▶ _Short exercise_: Transcribe all of the material below word for word and leave out its pictures.
start Supplied information
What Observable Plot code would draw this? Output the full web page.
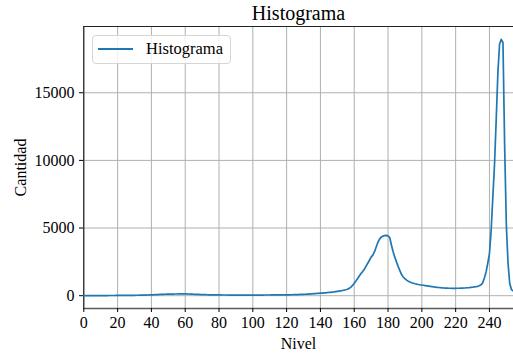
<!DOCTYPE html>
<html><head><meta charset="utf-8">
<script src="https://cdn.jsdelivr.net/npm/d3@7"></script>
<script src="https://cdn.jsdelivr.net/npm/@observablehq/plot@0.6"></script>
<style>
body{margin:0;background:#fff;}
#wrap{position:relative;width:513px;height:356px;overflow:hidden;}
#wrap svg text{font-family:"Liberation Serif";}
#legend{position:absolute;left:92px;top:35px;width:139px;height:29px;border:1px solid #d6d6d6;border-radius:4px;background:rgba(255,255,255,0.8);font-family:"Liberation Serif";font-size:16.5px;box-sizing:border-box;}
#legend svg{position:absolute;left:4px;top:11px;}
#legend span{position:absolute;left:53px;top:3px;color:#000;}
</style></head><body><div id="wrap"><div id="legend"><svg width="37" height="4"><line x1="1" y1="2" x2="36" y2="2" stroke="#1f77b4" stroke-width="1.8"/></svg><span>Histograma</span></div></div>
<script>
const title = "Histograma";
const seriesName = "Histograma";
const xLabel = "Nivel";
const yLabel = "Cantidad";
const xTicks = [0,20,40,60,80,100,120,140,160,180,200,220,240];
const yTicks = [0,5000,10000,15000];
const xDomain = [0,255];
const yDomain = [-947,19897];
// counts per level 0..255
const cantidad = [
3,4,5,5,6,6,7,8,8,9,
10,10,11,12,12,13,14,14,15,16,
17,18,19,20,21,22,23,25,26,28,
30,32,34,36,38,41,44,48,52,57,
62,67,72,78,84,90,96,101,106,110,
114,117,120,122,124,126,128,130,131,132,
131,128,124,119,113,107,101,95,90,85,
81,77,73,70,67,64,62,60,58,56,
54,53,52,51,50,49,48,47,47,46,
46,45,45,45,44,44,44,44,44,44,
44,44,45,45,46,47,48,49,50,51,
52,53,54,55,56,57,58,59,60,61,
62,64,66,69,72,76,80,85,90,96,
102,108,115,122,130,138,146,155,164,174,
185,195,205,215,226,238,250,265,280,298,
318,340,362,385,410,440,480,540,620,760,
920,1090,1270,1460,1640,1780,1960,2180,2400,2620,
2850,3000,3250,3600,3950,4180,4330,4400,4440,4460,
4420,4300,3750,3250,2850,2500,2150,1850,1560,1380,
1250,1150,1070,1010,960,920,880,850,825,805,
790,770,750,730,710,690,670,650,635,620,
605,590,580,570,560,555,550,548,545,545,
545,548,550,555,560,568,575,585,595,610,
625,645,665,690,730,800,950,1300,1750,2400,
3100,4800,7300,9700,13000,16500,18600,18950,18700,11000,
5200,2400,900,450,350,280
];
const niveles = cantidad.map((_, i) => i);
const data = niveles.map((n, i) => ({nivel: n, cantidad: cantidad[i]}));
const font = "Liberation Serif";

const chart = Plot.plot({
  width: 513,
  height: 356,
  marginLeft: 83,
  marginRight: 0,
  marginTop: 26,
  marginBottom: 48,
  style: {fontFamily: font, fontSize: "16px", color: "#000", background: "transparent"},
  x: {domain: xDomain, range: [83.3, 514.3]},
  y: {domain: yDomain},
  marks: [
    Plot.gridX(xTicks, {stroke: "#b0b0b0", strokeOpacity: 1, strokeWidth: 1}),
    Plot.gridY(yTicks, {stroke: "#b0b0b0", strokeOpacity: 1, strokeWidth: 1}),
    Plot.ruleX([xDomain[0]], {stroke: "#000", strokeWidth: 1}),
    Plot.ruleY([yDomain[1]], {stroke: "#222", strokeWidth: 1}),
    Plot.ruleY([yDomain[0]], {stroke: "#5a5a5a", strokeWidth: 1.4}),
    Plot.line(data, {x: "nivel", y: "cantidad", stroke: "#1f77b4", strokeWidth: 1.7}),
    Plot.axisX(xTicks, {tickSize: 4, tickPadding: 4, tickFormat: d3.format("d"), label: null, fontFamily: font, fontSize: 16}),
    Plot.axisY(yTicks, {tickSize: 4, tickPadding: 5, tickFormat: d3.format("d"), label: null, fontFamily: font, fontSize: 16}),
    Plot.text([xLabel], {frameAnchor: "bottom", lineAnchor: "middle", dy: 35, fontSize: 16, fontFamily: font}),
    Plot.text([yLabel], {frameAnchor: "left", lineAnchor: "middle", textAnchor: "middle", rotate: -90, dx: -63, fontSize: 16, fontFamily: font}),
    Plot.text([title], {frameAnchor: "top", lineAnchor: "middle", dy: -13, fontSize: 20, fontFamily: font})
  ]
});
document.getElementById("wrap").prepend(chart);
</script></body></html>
end Supplied information
▶ _Solved problem_:
What Observable Plot code would draw this? Output the full web page.
<!DOCTYPE html>
<html><head><meta charset="utf-8">
<script src="https://cdn.jsdelivr.net/npm/d3@7"></script>
<script src="https://cdn.jsdelivr.net/npm/@observablehq/plot@0.6"></script>
<style>
body{margin:0;background:#fff;}
#wrap{position:relative;width:513px;height:356px;overflow:hidden;}
#wrap svg text{font-family:"Liberation Serif";}
#legend{position:absolute;left:92px;top:35px;width:139px;height:29px;border:1px solid #d6d6d6;border-radius:4px;background:rgba(255,255,255,0.8);font-family:"Liberation Serif";font-size:16.5px;box-sizing:border-box;}
#legend svg{position:absolute;left:4px;top:11px;}
#legend span{position:absolute;left:53px;top:3px;color:#000;}
</style></head><body><div id="wrap"><div id="legend"><svg width="37" height="4"><line x1="1" y1="2" x2="36" y2="2" stroke="#1f77b4" stroke-width="1.8"/></svg><span>Histograma</span></div></div>
<script>
const title = "Histograma";
const seriesName = "Histograma";
const xLabel = "Nivel";
const yLabel = "Cantidad";
const xTicks = [0,20,40,60,80,100,120,140,160,180,200,220,240];
const yTicks = [0,5000,10000,15000];
const xDomain = [0,255];
const yDomain = [-947,19897];
// counts per level 0..255
const cantidad = [
3,4,5,5,6,6,7,8,8,9,
10,10,11,12,12,13,14,14,15,16,
17,18,19,20,21,22,23,25,26,28,
30,32,34,36,38,41,44,48,52,57,
62,67,72,78,84,90,96,101,106,110,
114,117,120,122,124,126,128,130,131,132,
131,128,124,119,113,107,101,95,90,85,
81,77,73,70,67,64,62,60,58,56,
54,53,52,51,50,49,48,47,47,46,
46,45,45,45,44,44,44,44,44,44,
44,44,45,45,46,47,48,49,50,51,
52,53,54,55,56,57,58,59,60,61,
62,64,66,69,72,76,80,85,90,96,
102,108,115,122,130,138,146,155,164,174,
185,195,205,215,226,238,250,265,280,298,
318,340,362,385,410,440,480,540,620,760,
920,1090,1270,1460,1640,1780,1960,2180,2400,2620,
2850,3000,3250,3600,3950,4180,4330,4400,4440,4460,
4420,4300,3750,3250,2850,2500,2150,1850,1560,1380,
1250,1150,1070,1010,960,920,880,850,825,805,
790,770,750,730,710,690,670,650,635,620,
605,590,580,570,560,555,550,548,545,545,
545,548,550,555,560,568,575,585,595,610,
625,645,665,690,730,800,950,1300,1750,2400,
3100,4800,7300,9700,13000,16500,18600,18950,18700,11000,
5200,2400,900,450,350,280
];
const niveles = cantidad.map((_, i) => i);
const data = niveles.map((n, i) => ({nivel: n, cantidad: cantidad[i]}));
const font = "Liberation Serif";

const chart = Plot.plot({
  width: 513,
  height: 356,
  marginLeft: 83,
  marginRight: 0,
  marginTop: 26,
  marginBottom: 48,
  style: {fontFamily: font, fontSize: "16px", color: "#000", background: "transparent"},
  x: {domain: xDomain, range: [83.3, 514.3]},
  y: {domain: yDomain},
  marks: [
    Plot.gridX(xTicks, {stroke: "#b0b0b0", strokeOpacity: 1, strokeWidth: 1}),
    Plot.gridY(yTicks, {stroke: "#b0b0b0", strokeOpacity: 1, strokeWidth: 1}),
    Plot.ruleX([xDomain[0]], {stroke: "#000", strokeWidth: 1}),
    Plot.ruleY([yDomain[1]], {stroke: "#222", strokeWidth: 1}),
    Plot.ruleY([yDomain[0]], {stroke: "#5a5a5a", strokeWidth: 1.4}),
    Plot.line(data, {x: "nivel", y: "cantidad", stroke: "#1f77b4", strokeWidth: 1.7}),
    Plot.axisX(xTicks, {tickSize: 4, tickPadding: 4, tickFormat: d3.format("d"), label: null, fontFamily: font, fontSize: 16}),
    Plot.axisY(yTicks, {tickSize: 4, tickPadding: 5, tickFormat: d3.format("d"), label: null, fontFamily: font, fontSize: 16}),
    Plot.text([xLabel], {frameAnchor: "bottom", lineAnchor: "middle", dy: 35, fontSize: 16, fontFamily: font}),
    Plot.text([yLabel], {frameAnchor: "left", lineAnchor: "middle", textAnchor: "middle", rotate: -90, dx: -63, fontSize: 16, fontFamily: font}),
    Plot.text([title], {frameAnchor: "top", lineAnchor: "middle", dy: -13, fontSize: 20, fontFamily: font})
  ]
});
document.getElementById("wrap").prepend(chart);
</script></body></html>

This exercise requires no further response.